Thanks for the friendly reminder
By Staff
Jason Cannon
First thing every morning I come to work and check my voice mail and email.
It may sound simple but this can take up to an hour.
Most of the time it doesn't take that long but when I sit down in my office each morning, I know I'll dedicate at least 30 minutes to returning various forms of communication.
It's amazing at how many emails I can accumulate from the time I go home every evening to the time I arrive each morning. Especially when you consider that I periodically check my email from home.
Finally, after reading and returning/deleting about 100 emails and checking and returning a handful of voice mails, it's time to turn my attention to the mail-mail.
When I was little, I remember thinking how cool it was that people – namely my parents – got mail. The once or twice a year I got something in the mail, it made me feel grown up.
Now, I get mail all the time but most of it is bills or junk destined for the trash.
Last week, while rummaging through my daily mail and newspapers, I opened a letter from a friend of mine – my best friend from high school who is now an attorney in Birmingham.
Tiffany and I had gotten together with him and some other friends the weekend before. His letter was a thank you note of sorts.
He's always been that way – a guy that does things "the right way," even if they're a little old-fashioned.
I can't remember the last time I got a thank you letter. Furthermore, I can't remember the last thank you letter that I've written.
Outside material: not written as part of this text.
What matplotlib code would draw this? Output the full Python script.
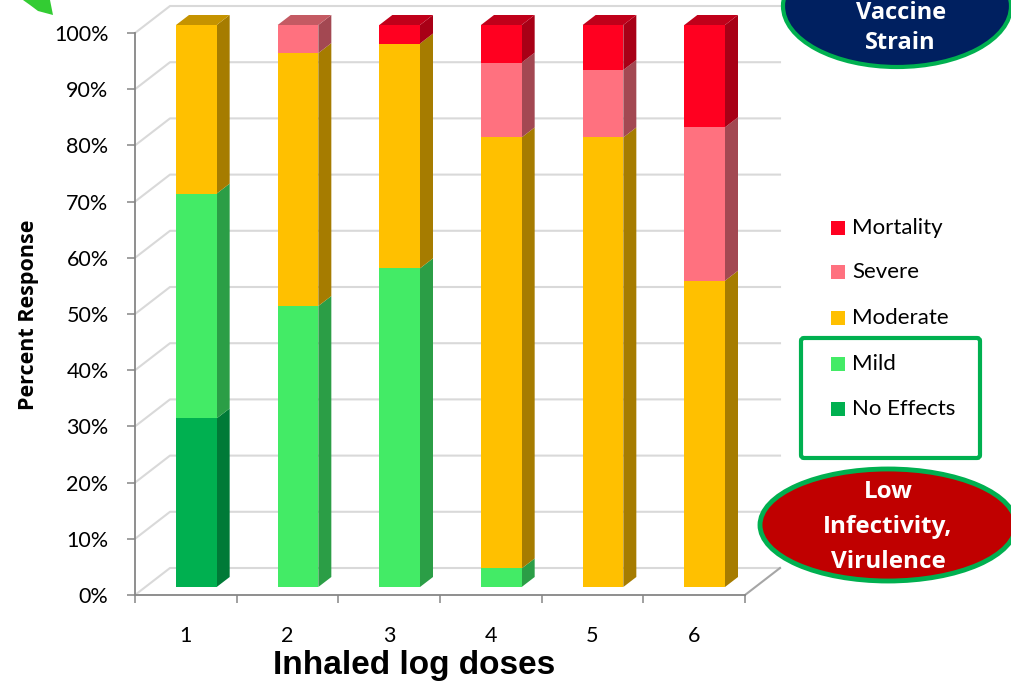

It would have been much simpler, and 41-cents cheaper, to send an email or pick up the phone.
But even in 2007, I'm sure if you asked Miss Manners, she would say that a properly written letter is the only way to go.
As I read the three-line letter I began to wonder how many people I owed a thank you letter. Was there someone out there who goes to the mailbox daily, looking for that thank you letter that I've never sent?
I doubt it.
But I'm taking this simple letter as a wake up call for better manners. I've fired up my letterhead and sent him my "you're welcome" letter.